# What is the Mass of a Thunderhead?

1. Jan 24, 2014

### EskWIRED

ISTM that large clouds hold a lot of water, and that water is fairly heavy.

Which got me to wondering just how "heavy" all the water in a large thunderhead would be? I'm assuming that many, many tons of water are floating around up there, but how many?

2. Jan 24, 2014

### Bobbywhy

What does "ISTM" stand for?
Do you have any idea or sources that you've already checked?
Every thunderstorm is different, so I would say no one can say the amount of water, in tons, that a thunderhead contains.
If you stand on your paved street during a thunderstorm, gather up all the rainwater running off in buckets, and then weigh it, what could you infer? Would those measurements tell anything about the total amount that the thunderhead contained?

3. Jan 24, 2014

### Bandersnatch

4. Jan 24, 2014

### klimatos

Rogers and Yau, "A Short Course in Cloud Physics" on page 235 give the mean precipitation content of an isolated thunderhead as on the order of 109 kilograms. They also point out that the actual output during the life of a thunderhead can be more than five times that amount due to the fact that a thunderhead is a process, and not just an object.

5. Jan 25, 2014

### Enigman

It seems to me that ISTM stands for It Seems To Me.
:tongue:

6. Jan 25, 2014

### Bobbywhy

Enigman, thank you for your translation. Since I am an "OF" (Old Fart) I needed your help.

7. Jan 25, 2014

### EskWIRED

Klimatos that is exactly what I
was wondering. Thanks. I find it amazing that so much mass can just float on air.

8. Jan 25, 2014

### Staff: Mentor

This is why TSINA (text speak is not allowed) at PF, EskWIRED, please type out text speak.

9. Jan 25, 2014

### AlephZero

The density of water vapor is much less than the density of air, at the same pressure. Molecular weight of water = 18, compared with 28 for nitrogen, and 32 for oxygen.

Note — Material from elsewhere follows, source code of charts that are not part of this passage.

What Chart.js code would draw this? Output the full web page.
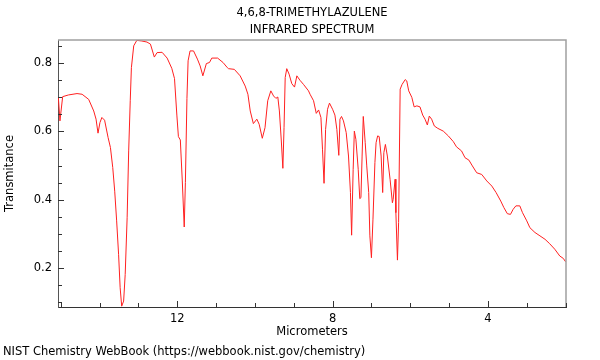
<!DOCTYPE html>
<html>
<head>
<meta charset="utf-8">
<script src="https://cdn.jsdelivr.net/npm/chart.js@4"></script>
<style>
  html, body { margin: 0; padding: 0; background: #fff; }
</style>
</head>
<body>
<canvas id="irChart" width="600" height="360"></canvas>
<script>
const titleLines = ["4,6,8-TRIMETHYLAZULENE", "INFRARED SPECTRUM"];
const footerText = "NIST Chemistry WebBook (https://webbook.nist.gov/chemistry)";

// micrometers left to right
const wavelengths = [
  15.06, 15.02, 14.95, 14.80, 14.58, 14.45, 14.28, 14.15, 14.09, 14.04,
  13.99, 13.94, 13.87, 13.78, 13.72, 13.66, 13.61, 13.56, 13.51, 13.47,
  13.43, 13.38, 13.34, 13.29, 13.25, 13.21, 13.18, 13.12, 13.04, 12.91,
  12.78, 12.69, 12.59, 12.52, 12.39, 12.26, 12.14, 12.07, 12.01, 11.97,
  11.92, 11.87, 11.82, 11.79, 11.75, 11.72, 11.67, 11.58, 11.48, 11.41,
  11.34, 11.25, 11.17, 11.11, 10.96, 10.82, 10.71, 10.68, 10.53, 10.38,
  10.25, 10.18, 10.12, 10.04, 9.95, 9.89, 9.81, 9.74, 9.67, 9.59,
  9.52, 9.46, 9.41, 9.37, 9.32, 9.28, 9.25, 9.22, 9.18, 9.12,
  9.05, 8.98, 8.92, 8.84, 8.75, 8.62, 8.58, 8.49, 8.42, 8.36,
  8.30, 8.26, 8.22, 8.18, 8.13, 8.08, 8.00, 7.94, 7.89, 7.84,
  7.81, 7.77, 7.72, 7.65, 7.59, 7.54, 7.51, 7.47, 7.44, 7.40,
  7.34, 7.30, 7.27, 7.24, 7.21, 7.16, 7.12, 7.07, 7.04, 7.00,
  6.96, 6.91, 6.88, 6.84, 6.80, 6.75, 6.71, 6.68, 6.64, 6.59,
  6.52, 6.46, 6.44, 6.39, 6.37, 6.33, 6.30, 6.26, 6.21, 6.13,
  6.09, 6.04, 5.96, 5.90, 5.83, 5.75, 5.68, 5.62, 5.56, 5.51,
  5.45, 5.38, 5.29, 5.15, 5.02, 4.89, 4.81, 4.68, 4.59, 4.49,
  4.40, 4.29, 4.16, 4.03, 3.90, 3.79, 3.67, 3.59, 3.50, 3.42,
  3.35, 3.28, 3.18, 3.11, 3.00, 2.92, 2.79, 2.66, 2.53, 2.41,
  2.28, 2.15, 2.06, 2.00
];
const transmittance = [
  0.699, 0.631, 0.702, 0.707, 0.711, 0.709, 0.694, 0.660, 0.636, 0.595,
  0.626, 0.641, 0.633, 0.582, 0.553, 0.494, 0.425, 0.338, 0.240, 0.142,
  0.088, 0.103, 0.181, 0.347, 0.543, 0.690, 0.787, 0.851, 0.867, 0.865,
  0.862, 0.856, 0.818, 0.831, 0.832, 0.815, 0.785, 0.755, 0.648, 0.585,
  0.575, 0.455, 0.320, 0.450, 0.697, 0.807, 0.836, 0.836, 0.812, 0.792,
  0.763, 0.799, 0.802, 0.815, 0.815, 0.802, 0.787, 0.784, 0.782, 0.763,
  0.733, 0.709, 0.660, 0.623, 0.636, 0.621, 0.580, 0.611, 0.690, 0.719,
  0.704, 0.697, 0.701, 0.660, 0.572, 0.492, 0.611, 0.758, 0.784, 0.768,
  0.740, 0.730, 0.763, 0.750, 0.738, 0.719, 0.709, 0.690, 0.653, 0.663,
  0.641, 0.548, 0.448, 0.606, 0.665, 0.683, 0.665, 0.648, 0.606, 0.530,
  0.636, 0.644, 0.631, 0.597, 0.528, 0.421, 0.296, 0.489, 0.601, 0.577,
  0.489, 0.403, 0.406, 0.528, 0.644, 0.567, 0.499, 0.421, 0.294, 0.230,
  0.343, 0.509, 0.567, 0.587, 0.585, 0.528, 0.421, 0.538, 0.562, 0.528,
  0.460, 0.391, 0.401, 0.460, 0.362, 0.223, 0.333, 0.724, 0.738, 0.752,
  0.748, 0.719, 0.700, 0.672, 0.675, 0.672, 0.648, 0.636, 0.619, 0.645,
  0.636, 0.616, 0.609, 0.601, 0.587, 0.570, 0.555, 0.543, 0.523, 0.516,
  0.499, 0.479, 0.474, 0.455, 0.440, 0.421, 0.396, 0.377, 0.359, 0.357,
  0.372, 0.382, 0.382, 0.362, 0.338, 0.318, 0.304, 0.294, 0.284, 0.271,
  0.255, 0.235, 0.228, 0.218
];

const xTickLabels = [4, 8, 12];
const yTickLabels = [0.2, 0.4, 0.6, 0.8];

const FONT = '"DejaVu Sans", sans-serif';
const FONT_SIZE = 11.5;
Chart.defaults.font.family = FONT;
Chart.defaults.font.size = FONT_SIZE;
Chart.defaults.color = "#000";

function isLabeled(list, v) {
  return list.some(t => Math.abs(t - v) < 1e-6);
}

// inward tick marks, frame and the free text
const decorations = {
  id: "decorations",
  afterDraw(chart) {
    const { ctx, chartArea: a, scales } = chart;
    ctx.save();

    ctx.strokeStyle = "#a0a0a0";
    ctx.lineWidth = 1.5;
    ctx.beginPath();
    ctx.moveTo(a.left, a.top);
    ctx.lineTo(a.right, a.top);
    ctx.lineTo(a.right, a.bottom);
    ctx.stroke();

    ctx.strokeStyle = "#333";
    ctx.lineWidth = 1;
    ctx.beginPath();
    scales.x.ticks.forEach(t => {
      const px = Math.round(scales.x.getPixelForValue(t.value)) + 0.5;
      const len = isLabeled(xTickLabels, t.value) ? 6 : 4;
      ctx.moveTo(px, a.bottom);
      ctx.lineTo(px, a.bottom - len);
    });
    scales.y.ticks.forEach(t => {
      const py = Math.round(scales.y.getPixelForValue(t.value)) + 0.5;
      const len = isLabeled(yTickLabels, t.value) ? 6 : 4;
      ctx.moveTo(a.left, py);
      ctx.lineTo(a.left + len, py);
    });
    ctx.stroke();

    ctx.fillStyle = "#000";
    ctx.font = FONT_SIZE + "px " + FONT;
    ctx.textBaseline = "middle";
    ctx.textAlign = "center";
    const cx = (a.left + a.right) / 2;
    ctx.fillText(titleLines[0], cx, 13);
    ctx.fillText(titleLines[1], cx, 30);
    ctx.textAlign = "left";
    ctx.fillText(footerText, 3, 352);
    ctx.restore();
  }
};

const points = wavelengths.map((w, i) => ({ x: w, y: transmittance[i] }));

new Chart(document.getElementById("irChart"), {
  type: "line",
  data: {
    datasets: [{
      data: points,
      borderColor: "#ff2020",
      borderWidth: 1,
      pointRadius: 0,
      tension: 0,
      fill: false
    }]
  },
  options: {
    responsive: false,
    animation: false,
    layout: { padding: { top: 40, right: 34, left: 0, bottom: 0 } },
    plugins: {
      legend: { display: false },
      tooltip: { enabled: false },
      title: { display: false }
    },
    scales: {
      x: {
        type: "linear",
        reverse: true,
        min: 1.99,
        max: 15.07,
        grid: { display: false, drawTicks: false },
        border: { display: true, color: "#333", width: 1 },
        ticks: {
          stepSize: 1,
          autoSkip: false,
          includeBounds: false,
          maxRotation: 0,
          padding: 5,
          callback: v => isLabeled(xTickLabels, v) ? String(v) : ""
        },
        title: {
          display: true,
          text: "Micrometers",
          padding: { top: 0, bottom: 21 }
        },
        afterFit: s => { s.height = 53; }
      },
      y: {
        min: 0.0856,
        max: 0.868,
        grid: { display: false, drawTicks: false },
        border: { display: true, color: "#555", width: 1 },
        ticks: {
          stepSize: 0.05,
          autoSkip: false,
          includeBounds: false,
          padding: 6,
          callback: v => isLabeled(yTickLabels, v) ? v.toFixed(1) : ""
        },
        title: {
          display: true,
          text: "Transmitance",
          padding: { top: 3, bottom: 0 }
        },
        afterFit: s => { s.width = 58; }
      }
    }
  },
  plugins: [decorations]
});
</script>
</body>
</html>
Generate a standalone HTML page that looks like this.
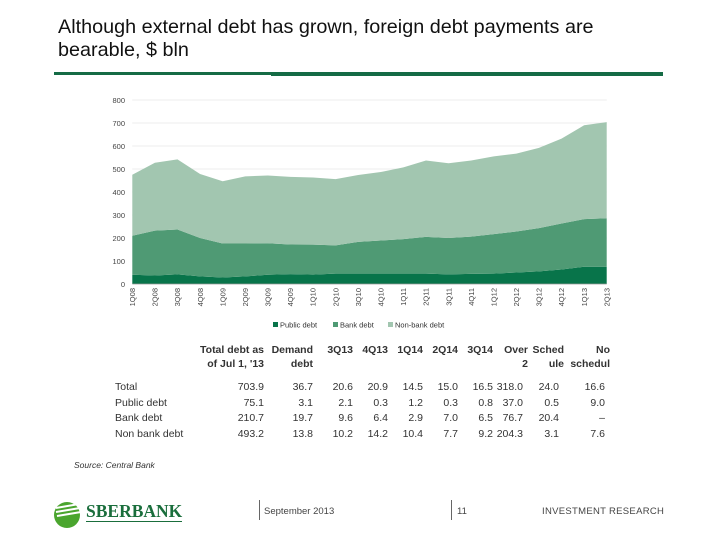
<!DOCTYPE html>
<html><head><meta charset="utf-8"><style>
body{margin:0;background:#fff;font-family:"Liberation Sans",sans-serif;}
#page{position:relative;width:720px;height:540px;overflow:hidden;background:#fff;}
.t{position:absolute;white-space:nowrap;}
.tbl{font-size:10.5px;color:#333;}
.h{font-weight:bold;}
</style></head><body>
<div id="page">
<div class="t" style="left:58px;top:16px;font-size:19.8px;line-height:23px;color:#111;">Although external debt has grown, foreign debt payments are<br>bearable, $ bln</div>
<div style="position:absolute;left:54px;top:72px;width:218px;height:3px;background:#156b45;"></div>
<div style="position:absolute;left:271px;top:72px;width:392px;height:4px;background:#156b45;"></div>
<svg id="chart" width="720" height="340" style="position:absolute;left:0;top:0"></svg>
<div id="table"></div>
<div class="t" style="left:74px;top:460px;font-size:8.5px;font-style:italic;color:#333;">Source: Central Bank</div>
<svg width="34" height="30" style="position:absolute;left:52px;top:500px">
<circle cx="15" cy="15" r="13" fill="#4aa52e"/><path d="M4 8 L27 4 M4 12 L28 8 M5 16 L29 12" stroke="#fff" stroke-width="2"/></svg>
<div class="t" style="left:86px;top:501px;font-family:'Liberation Serif',serif;font-weight:bold;font-size:17.5px;color:#1a6e3c;border-bottom:1px solid #1a6e3c;line-height:20px;">SBERBANK</div>
<div style="position:absolute;left:259px;top:500px;width:1px;height:20px;background:#666"></div>
<div class="t" style="left:264px;top:506px;font-size:9.5px;color:#444;">September 2013</div>
<div style="position:absolute;left:451px;top:500px;width:1px;height:20px;background:#666"></div>
<div class="t" style="left:457px;top:506px;font-size:9.5px;color:#444;">11</div>
<div class="t" style="left:542px;top:506px;font-size:9.5px;color:#444;letter-spacing:0.3px;">INVESTMENT RESEARCH</div>
</div>
<script>
const categories=["1Q08","2Q08","3Q08","4Q08","1Q09","2Q09","3Q09","4Q09","1Q10","2Q10","3Q10","4Q10","1Q11","2Q11","3Q11","4Q11","1Q12","2Q12","3Q12","4Q12","1Q13","2Q13"];
const publicDebt=[40,37,42,33,28,33,40,43,41,45,45,45,45,45,42,44,45,50,55,63,75,75];
const bankDebt=[170,195,195,167,148,143,137,129,130,123,138,144,150,160,158,162,172,178,188,200,207,211];
const nonBankDebt=[265,295,305,278,271,292,295,294,292,288,291,298,312,332,325,331,338,339,349,369,408,418];
const yTicks=[0,100,200,300,400,500,600,700,800];
const legendLabels=["Public debt","Bank debt","Non-bank debt"];
const colors=["#08744a","#4f9a74","#a2c6b0"];
const NS="http://www.w3.org/2000/svg";
const svg=document.getElementById('chart');
const x0=132.3,x1=606.7,yBase=284,yTop=100;
const xs=i=>x0+(x1-x0)*i/(categories.length-1);
const ys=v=>yBase-(yBase-yTop)*v/800;
function mk(t,a){const e=document.createElementNS(NS,t);for(const k in a)e.setAttribute(k,a[k]);svg.appendChild(e);return e;}
yTicks.forEach(v=>{
  if(v>0){const g=mk('line',{x1:x0,x2:x1,y1:ys(v),y2:ys(v),stroke:'#e6e6e6','stroke-width':0.8});
  
  }
  const t=mk('text',{x:125,y:ys(v)+3,'text-anchor':'end','font-size':7.5,fill:'#444','font-family':'Liberation Sans'});
  t.textContent=v;
  
  
});
const series=[publicDebt,bankDebt,nonBankDebt];
const names=['public-debt-area','bank-debt-area','non-bank-debt-area'];
let base=categories.map(()=>0);
series.forEach((s,k)=>{
  const top=s.map((v,i)=>v+base[i]);
  let d='M'+categories.map((c,i)=>xs(i)+','+ys(top[i])).join('L');
  for(let i=categories.length-1;i>=0;i--)d+='L'+xs(i)+','+ys(base[i]);
  const p=mk('path',{d:d+'Z',fill:colors[k]});
  
  
  base=top;
});
const ax=mk('line',{x1:x0,x2:x1,y1:yBase,y2:yBase,stroke:'#999','stroke-width':0.8});


categories.forEach((c,i)=>{
  const t=mk('text',{x:0,y:0,'text-anchor':'end','font-size':7.5,fill:'#444','font-family':'Liberation Sans',transform:`translate(${xs(i)+2.7},${yBase+4}) rotate(-90)`});
  t.textContent=c;
  
  
});
const lx=[273,333,388];
legendLabels.forEach((l,k)=>{
  const r=mk('rect',{x:lx[k],y:322,width:5,height:5,fill:colors[k]});
  
  
  const t=mk('text',{x:lx[k]+7,y:327.5,'font-size':7.5,fill:'#333','font-family':'Liberation Sans'});
  t.textContent=l;
  
  
});
// table
const headers1=["Total debt as","Demand","3Q13","4Q13","1Q14","2Q14","3Q14","Over","Sched","No"];
const headers2=["of Jul 1, '13","debt","","","","","","2","ule","schedul"];
const rowLabels=["Total","Public debt","Bank debt","Non bank debt"];
const tableRows=[["703.9","36.7","20.6","20.9","14.5","15.0","16.5","318.0","24.0","16.6"],["75.1","3.1","2.1","0.3","1.2","0.3","0.8","37.0","0.5","9.0"],["210.7","19.7","9.6","6.4","2.9","7.0","6.5","76.7","20.4","–"],["493.2","13.8","10.2","14.2","10.4","7.7","9.2","204.3","3.1","7.6"]];
const colRight=[264,313,353,388,423,458,493,523,559,605];
const tbl=document.getElementById('table');
function cell(txt,right,top,cls,name){const d=document.createElement('div');d.className='t tbl '+cls;d.style.right=(720-right)+'px';d.style.top=top+'px';d.textContent=txt;


tbl.appendChild(d);}
headers1.forEach((h,j)=>cell(h,colRight[j]+(j>=7?5:0),344,'h','col-header-'+j));
headers2.forEach((h,j)=>{if(h)cell(h,colRight[j]+(j>=7?5:0),358,'h','col-header2-'+j);});
rowLabels.forEach((r,i)=>{
  const d=document.createElement('div');d.className='t tbl';d.style.left='115px';d.style.top=(381+i*15.7)+'px';d.textContent=r;
  
  
  tbl.appendChild(d);
  tableRows[i].forEach((v,j)=>cell(v,colRight[j],381+i*15.7,'','cell-'+i+'-'+j));
});
</script>
</body></html>
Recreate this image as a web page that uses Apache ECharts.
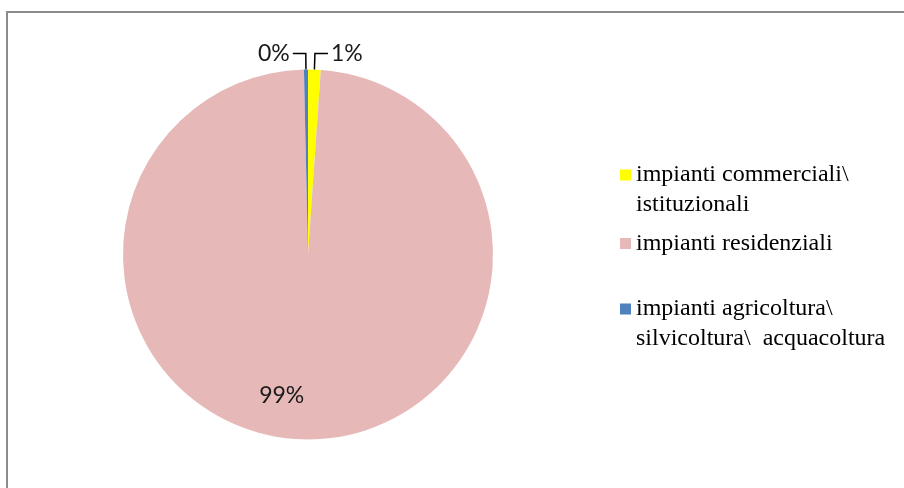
<!DOCTYPE html>
<html>
<head>
<meta charset="utf-8">
<script src="https://cdn.jsdelivr.net/npm/echarts@6/dist/echarts.min.js"></script>
<style>
  html, body { margin: 0; padding: 0; background: #fff; }
  #chart { width: 904px; height: 488px; }
</style>
</head>
<body>
<div id="chart"></div>
<script>
// Categories shown in the legend
const categories = [
  'impianti commerciali\\\nistituzionali',
  'impianti residenziali',
  'impianti agricoltura\\\nsilvicoltura\\  acquacoltura'
];
// Share of each category (%)
const shares = [1.1, 98.55, 0.35];
const colors = ['#FFFF00', '#E6B9B8', '#4F81BD'];

// Two-line names get a blank first line so the legend icon sits level with the first text line
const legendNames = categories.map(c => c.indexOf('\n') >= 0 ? '\n' + c : c);
const legendTops = [130, 228.5, 264];

const chart = echarts.init(document.getElementById('chart'), null, { renderer: 'canvas' });

const labelFont = 'Lato, "Open Sans", sans-serif';
const legendFont = '"Liberation Serif", "Times New Roman", serif';

chart.setOption({
  backgroundColor: '#fff',
  animation: false,
  graphic: [{
    type: 'rect',
    shape: { x: 7, y: 12, width: 1200, height: 800 },
    style: { fill: 'none', stroke: '#8c8c8c', lineWidth: 2 },
    silent: true
  }],
  legend: legendNames.map((name, i) => ({
    orient: 'vertical',
    left: 620,
    top: legendTops[i],
    padding: 0,
    itemWidth: 11,
    itemHeight: 11,
    icon: 'rect',
    selectedMode: false,
    data: [name],
    textStyle: {
      fontFamily: legendFont,
      fontSize: 24,
      lineHeight: 30,
      color: '#000'
    }
  })),
  series: [{
    type: 'pie',
    center: [308, 254.5],
    radius: 185,
    startAngle: 90,
    clockwise: true,
    avoidLabelOverlap: false,
    emphasis: { disabled: true },
    label: {
      show: true,
      position: 'outside',
      formatter: p => Math.round(p.value) + '%',
      fontFamily: labelFont,
      fontSize: 23,
      color: '#1a1a1a',
      distanceToLabelLine: 3
    },
    labelLine: {
      show: true,
      length: 16,
      length2: 13,
      lineStyle: { color: '#000', width: 1.5 }
    },
    labelLayout: function (params) {
      if (params.dataIndex === 1) {
        return { dx: -24, dy: 46 };
      }
      return {};
    },
    data: shares.map((v, i) => {
      const item = {
        name: legendNames[i],
        value: v,
        itemStyle: { color: colors[i] }
      };
      if (i === 1) {
        item.label = { position: 'inside' };
        item.labelLine = { show: false };
      }
      return item;
    })
  }]
});
</script>
</body>
</html>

If water vapor was not light enough to "float on air", thunderheads would never form.

10. Jan 25, 2014

### klimatos

Water vapor is certainly lighter than dry air. However, the source that I was quoting was referring to the liquid condensate (cloud droplets) content of the thunderhead, not the water vapor content. These droplets are kept aloft by the force of the rising air balancing the downward gravitational force.

This is easier to picture if you think of the thunderhead (and all clouds) as the visible tops of invisible masses of rising air.